Rising crime by minors baffle Orissa authorities

Orissa Sambalpur district sees a spurt in crimes including murder committed by minors

PTI | May 21, 2010



A spurt in crimes committed by minors in this western Orissa town has baffled law-enforcing agencies as well as social activists who have attributed the trend to improper upbringing.

Childlike simplicities are a thing of the past now, with many children here aged below 14 years being now seen openly using knives, daggers, revolvers or even mausers at the drop of a hat, the police said.

Consider the following incidents narrated by the police:

A railway employee Manoj Bodra was murdered in his quarter at the railway colony after he refused to allow four boys to pluck mangoes from a tree inside his garden.

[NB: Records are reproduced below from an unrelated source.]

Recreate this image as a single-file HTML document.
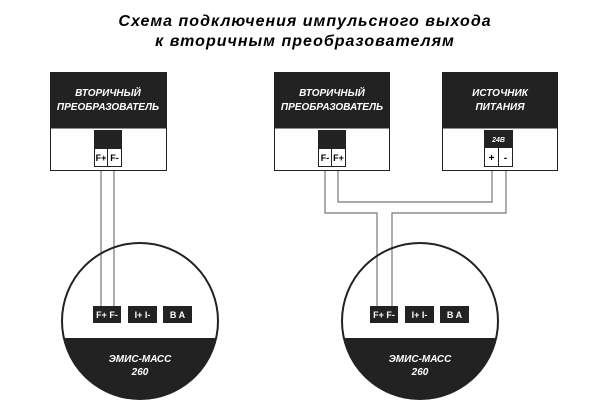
<!DOCTYPE html>
<html><head><meta charset="utf-8"><style>
body{margin:0;background:#fff;width:608px;height:400px;overflow:hidden}
</style></head><body>
<svg width="608" height="400" viewBox="0 0 608 400" xmlns="http://www.w3.org/2000/svg" font-family="Liberation Sans, DejaVu Sans, sans-serif">
<text x="305" y="26" text-anchor="middle" font-size="16" font-style="italic" font-weight="bold" letter-spacing="1">Схема подключения импульсного выхода</text>
<text x="305" y="46" text-anchor="middle" font-size="16" font-style="italic" font-weight="bold" letter-spacing="1">к вторичным преобразователям</text>

<!-- wires -->
<g stroke="#777" stroke-width="1.2" fill="none">
<path d="M101 166V306M114 166V306"/>
<path d="M325 166V213H377V306"/>
<path d="M338 166V202H492V166"/>
<path d="M506 166V213H392V306"/>
</g>

<!-- left box -->
<rect x="50.5" y="72.5" width="116" height="98" fill="#fff" stroke="#222"/>
<rect x="50.5" y="72.5" width="116" height="56" fill="#222"/>
<text x="108" y="96" text-anchor="middle" fill="#fff" font-size="10" font-weight="bold" font-style="italic">ВТОРИЧНЫЙ</text>
<text x="108" y="110" text-anchor="middle" fill="#fff" font-size="10" font-weight="bold" font-style="italic">ПРЕОБРАЗОВАТЕЛЬ</text>
<rect x="94" y="130" width="28" height="18" fill="#222"/>
<rect x="94.5" y="148.5" width="13" height="18" fill="#fff" stroke="#222"/>
<rect x="107.5" y="148.5" width="14" height="18" fill="#fff" stroke="#222"/>
<text x="101" y="161" text-anchor="middle" font-size="9" font-weight="bold">F+</text>
<text x="114.5" y="161" text-anchor="middle" font-size="9" font-weight="bold">F-</text>

<!-- right box 1 -->
<rect x="274.5" y="72.5" width="115" height="98" fill="#fff" stroke="#222"/>
<rect x="274.5" y="72.5" width="115" height="56" fill="#222"/>
<text x="332" y="96" text-anchor="middle" fill="#fff" font-size="10" font-weight="bold" font-style="italic">ВТОРИЧНЫЙ</text>
<text x="332" y="110" text-anchor="middle" fill="#fff" font-size="10" font-weight="bold" font-style="italic">ПРЕОБРАЗОВАТЕЛЬ</text>
<rect x="318" y="130" width="28" height="18" fill="#222"/>
<rect x="318.5" y="148.5" width="13" height="18" fill="#fff" stroke="#222"/>
<rect x="331.5" y="148.5" width="14" height="18" fill="#fff" stroke="#222"/>
<text x="325" y="161" text-anchor="middle" font-size="9" font-weight="bold">F-</text>
<text x="338.5" y="161" text-anchor="middle" font-size="9" font-weight="bold">F+</text>

<!-- source box -->
<rect x="442.5" y="72.5" width="115" height="98" fill="#fff" stroke="#222"/>
<rect x="442.5" y="72.5" width="115" height="56" fill="#222"/>
<text x="500" y="96" text-anchor="middle" fill="#fff" font-size="10" font-weight="bold" font-style="italic">ИСТОЧНИК</text>
<text x="500" y="110" text-anchor="middle" fill="#fff" font-size="10" font-weight="bold" font-style="italic">ПИТАНИЯ</text>
<rect x="484" y="130" width="29" height="17" fill="#222"/>
<text x="498.5" y="142" text-anchor="middle" fill="#fff" font-size="7" font-weight="bold" font-style="italic">24В</text>
<rect x="484.5" y="147.5" width="14" height="19" fill="#fff" stroke="#222"/>
<rect x="498.5" y="147.5" width="14" height="19" fill="#fff" stroke="#222"/>
<text x="491.5" y="161" text-anchor="middle" font-size="10" font-weight="bold">+</text>
<text x="505.5" y="161" text-anchor="middle" font-size="10" font-weight="bold">-</text>

<defs>
<clipPath id="c1"><circle cx="140" cy="321" r="78"/></clipPath>
<clipPath id="c2"><circle cx="420" cy="321" r="78"/></clipPath>
</defs>

<!-- circles -->
<g>
<circle cx="140" cy="321" r="78" fill="none" stroke="#222" stroke-width="2"/>
<rect x="60" y="338" width="160" height="70" fill="#222" clip-path="url(#c1)"/>
<text x="140" y="362" text-anchor="middle" fill="#fff" font-size="10" font-weight="bold" font-style="italic">ЭМИС-МАСС</text>
<text x="140" y="375" text-anchor="middle" fill="#fff" font-size="10" font-weight="bold" font-style="italic">260</text>
<rect x="93" y="306" width="28" height="17" fill="#222"/>
<rect x="128" y="306" width="29" height="17" fill="#222"/>
<rect x="163" y="306" width="29" height="17" fill="#222"/>
<text x="107" y="318" text-anchor="middle" fill="#fff" font-size="9" font-weight="bold">F+ F-</text>
<text x="142.5" y="318" text-anchor="middle" fill="#fff" font-size="9" font-weight="bold">I+ I-</text>
<text x="177.5" y="318" text-anchor="middle" fill="#fff" font-size="9" font-weight="bold">B A</text>
</g>
<g>
<circle cx="420" cy="321" r="78" fill="none" stroke="#222" stroke-width="2"/>
<rect x="340" y="338" width="160" height="70" fill="#222" clip-path="url(#c2)"/>
<text x="420" y="362" text-anchor="middle" fill="#fff" font-size="10" font-weight="bold" font-style="italic">ЭМИС-МАСС</text>
<text x="420" y="375" text-anchor="middle" fill="#fff" font-size="10" font-weight="bold" font-style="italic">260</text>
<rect x="370" y="306" width="28" height="17" fill="#222"/>
<rect x="405" y="306" width="29" height="17" fill="#222"/>
<rect x="440" y="306" width="29" height="17" fill="#222"/>
<text x="384" y="318" text-anchor="middle" fill="#fff" font-size="9" font-weight="bold">F+ F-</text>
<text x="419.5" y="318" text-anchor="middle" fill="#fff" font-size="9" font-weight="bold">I+ I-</text>
<text x="454.5" y="318" text-anchor="middle" fill="#fff" font-size="9" font-weight="bold">B A</text>
</g>
</svg>
</body></html>
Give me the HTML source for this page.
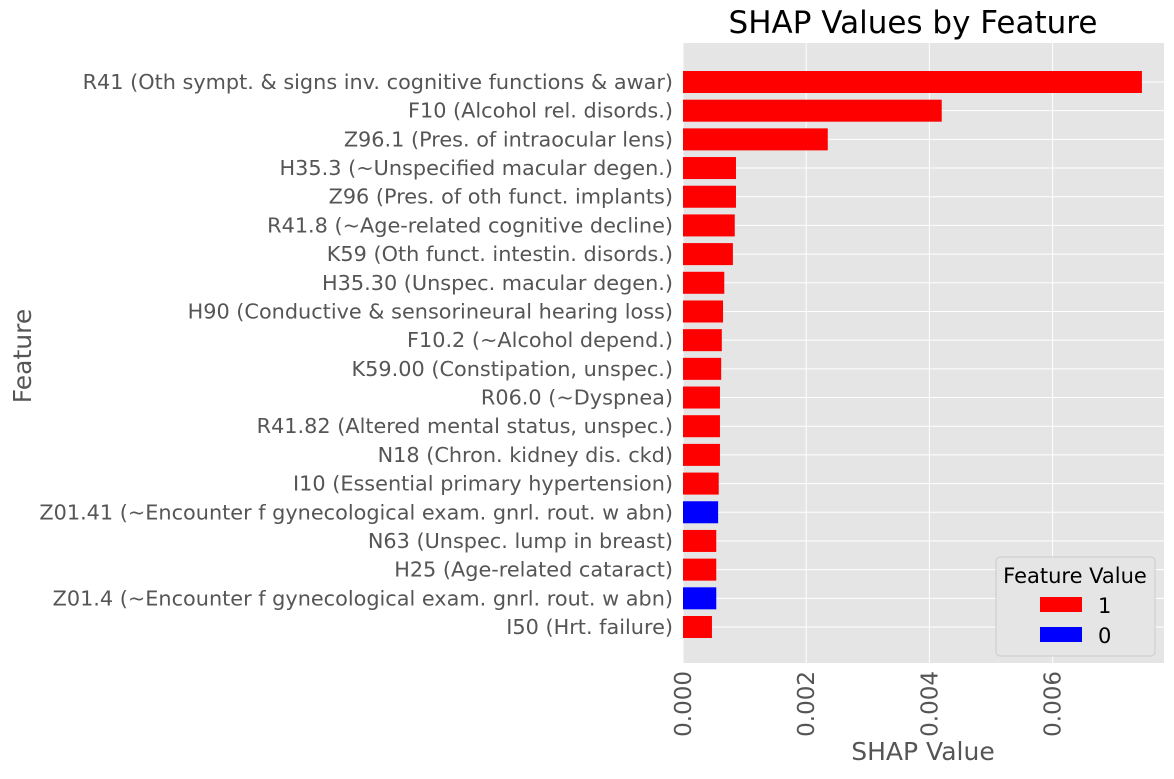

Three of the four arrested were aged below 14 and were engaged in cleaning railway bogies after quittng studies midway.

Four juveniles were arrested on the charge of killing a youth identified as Abdul Kalam on Ring Road last December.

A student of the Sambalpur university was gangraped in 2008 and one of the arrested was a minor boy.

In 2008, a school student Puspak Mishra was allegedly gunned down by his cousin brother over a trivial matter on "Diwali". The accused, a minor, was arrested and a revolver seized.

As if these are nothing, the murder of Congress councilor Ratan Biswal in 2001 in Kshetarajpur area and killing of Sattadan Tima, a politician, in Dinapalli in which 10 minors were arrested had the authorities sit up. .

Besides serious crimes, involvement of juveniles in petty offences, including lifting of vehicles, breaking open of motorbike and scooter dickeys and other acts of pilferage, are almost a regular affair in the town.

Sanjib Kumar Satpathy, a police officer, held poverty, lack of education and moral education responsible for violence and indiscipline among children. Desire to earn at an early age also drags them into bad company.

Chapala Mishra, reader in psychology in the Sambalpur University, attributes the juvenile propensity to crime to too much materialistic pursuits among under-age persons in small towns where the middle class restraints of large urban centres are missing.

However, attraction for money is not the sole reason for a criminal mindset among minors. Rather, their upbringing, family background, surroundings and relation with family members play a vital role, she says.

Stressing on moral education and proper advice to the children for building a child's future, Mishra says their sentiments should be respected and given due care.